Viver para dentro, em plenitude, alimentando e cultivando a riqueza interior. Dai nasce a serenidade, o trabalho bem feito, o cuidado com os outros, e o sorriso que ilumina o mundo que insiste em ser cinzento. E o silêncio, necessário, que permite germinar essa riqueza interior. A muita saliva gasta -como já dizia Thibon- ao invés do sangue, faz com que os que muito falam, as árvores não lhes deixem ver o bosque. E as palavras se gastam, perdem eficácia -continua o pensador francês- como os gritos agudos da soprano para o empregado do teatro que a escuta todos os dias.
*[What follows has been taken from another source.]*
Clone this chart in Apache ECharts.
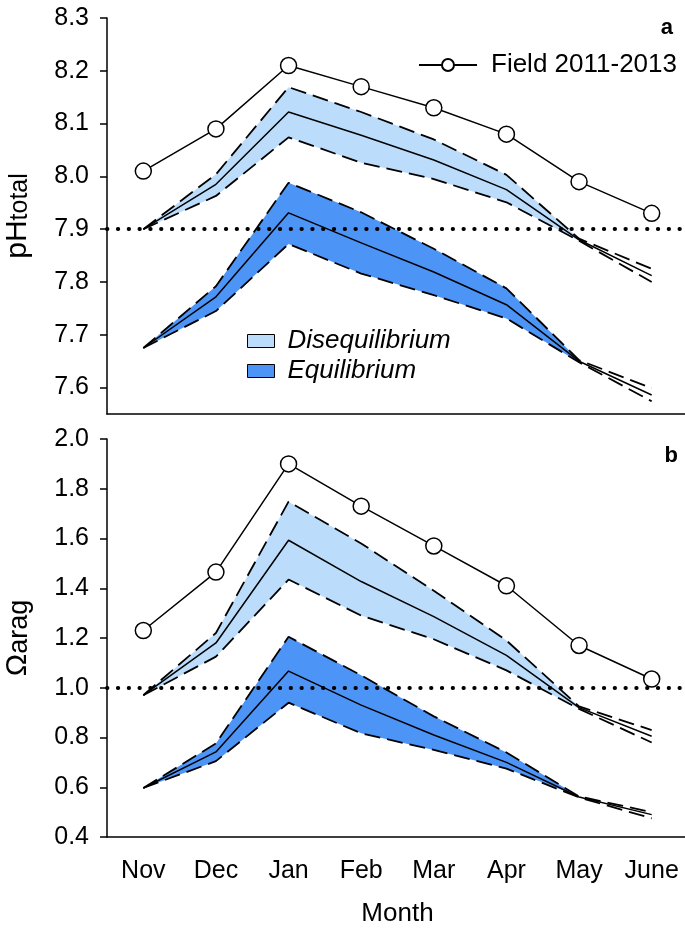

O afã de novidade, o notícia de última hora -o último segundo chama-se um site de notícias, fizeram-me notar recentemente-  embaça o encanto que é possível extrair do prosaico, do quotidiano, quando se possui riqueza interior. Já dizia alguém que a rotina não é fazer as coisas de sempre, mas fazer as coisas como sempre! Dessa capacidade de metamorfosear o corriqueiro em poesia renovada, e de como contagiar os outros, nos fala o filme de Wenders. E de muitas coisas mais, se há sensibilidade suficiente para captá-lo. Em palavras de Dante, toda uma vita nuova!

Comments 2

  1. Parabéns pela escolha do filme e por discutir os valores que podem fazer uma pessoa feliz .
    O filme traz uma nova visão da vida, inserindo a gratidão por poder apreciar as pequenas coisas do cotidiano.
    É um abalo nos conceitos tão arraigados em nossa sociedade de que só se pode ter prazer nos dias em que se faz algo diferente e “grandioso”. Uma forma de pensar que despreza o que se passa no mundo interior de cada um.
    Fica a mensagem de que a verdadeira riqueza habita o interior da pessoa.
    Obrigada pela brilhsnte análise!